We generate data as the 3-dimensional time series

()#\[ \mathbf y = \alpha_{i[\mathbf t]} +\beta_{i[\mathbf t]} *\frac{\mathbf t}{300} +\xi_{\mathbf t},\quad \mathbf t = [0,1,...,299], \]

where

  • \(i\mapsto\alpha_{i}\) and \(i\mapsto\beta_{i}\), \(i\in\{0,1,2,3,4\}\), are two 3-dimensional Gaussian random walks for two correlation matrices \(\Sigma_\alpha\) and \(\Sigma_\beta\),

  • we define the index

    \[ i[t]= j\quad\text{for}\quad t = 60j,60j+1,...,60j+59, \quad\text{and}\quad j = 0,1,2,3,4, \]

  • \(*\) means that we multiply the \(j\)-th column of the \(3\times300\) matrix with the \(j\)-th entry of the vector for each \(j=0,1,...,299\), and

  • \(\xi_{\mathbf t}\) is a \(3\times300\) matrix with iid normal entries \(N(0,\sigma^2)\).

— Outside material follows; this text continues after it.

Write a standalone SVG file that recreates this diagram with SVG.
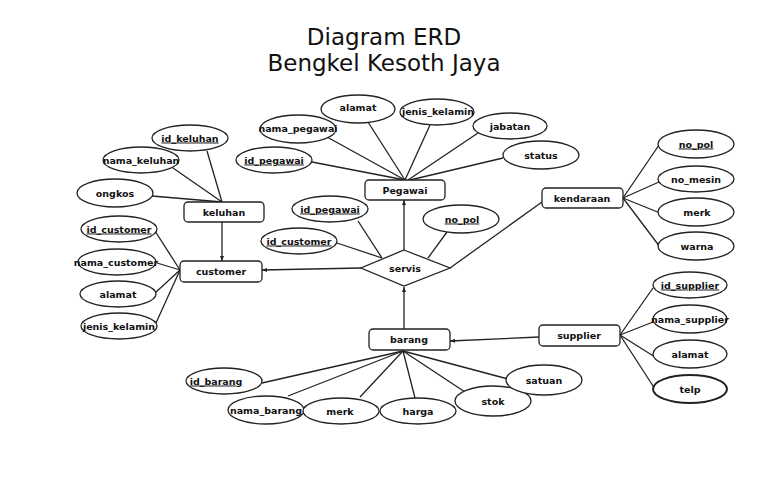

So the series \(\mathbf y\) changes due to the GRW \(\alpha\) in five occasions, namely steps \(0,60,120,180,240\). Meanwhile \(\mathbf y\) changes at steps \(1,60,120,180,240\) due to the increments of the GRW \(\beta\) and at every step due to the weighting of \(\beta\) with \(\mathbf t/300\). Intuitively, we have a noisy (\(\xi\)) system that is shocked five times over a period of 300 steps, but the impact of the \(\beta\) shocks gradually becomes more significant at every step.

Data generation#

Let’s generate and plot the data.

D = 3  # Dimension of random walks
N = 300  # Number of steps
sections = 5  # Number of sections
period = N / sections  # Number steps in each section

Sigma_alpha = rng.standard_normal((D, D))
Sigma_alpha = Sigma_alpha.T.dot(Sigma_alpha)  # Construct covariance matrix for alpha
L_alpha = cholesky(Sigma_alpha, lower=True)  # Obtain its Cholesky decomposition

Sigma_beta = rng.standard_normal((D, D))
Sigma_beta = Sigma_beta.T.dot(Sigma_beta)  # Construct covariance matrix for beta
L_beta = cholesky(Sigma_beta, lower=True)  # Obtain its Cholesky decomposition

# Gaussian random walks:
alpha = np.cumsum(L_alpha.dot(rng.standard_normal((D, sections))), axis=1).T
beta = np.cumsum(L_beta.dot(rng.standard_normal((D, sections))), axis=1).T
t = np.arange(N)[:, None] / N
alpha = np.repeat(alpha, period, axis=0)
beta = np.repeat(beta, period, axis=0)
# Correlated series
sigma = 0.1
y = alpha + beta * t + sigma * rng.standard_normal((N, 1))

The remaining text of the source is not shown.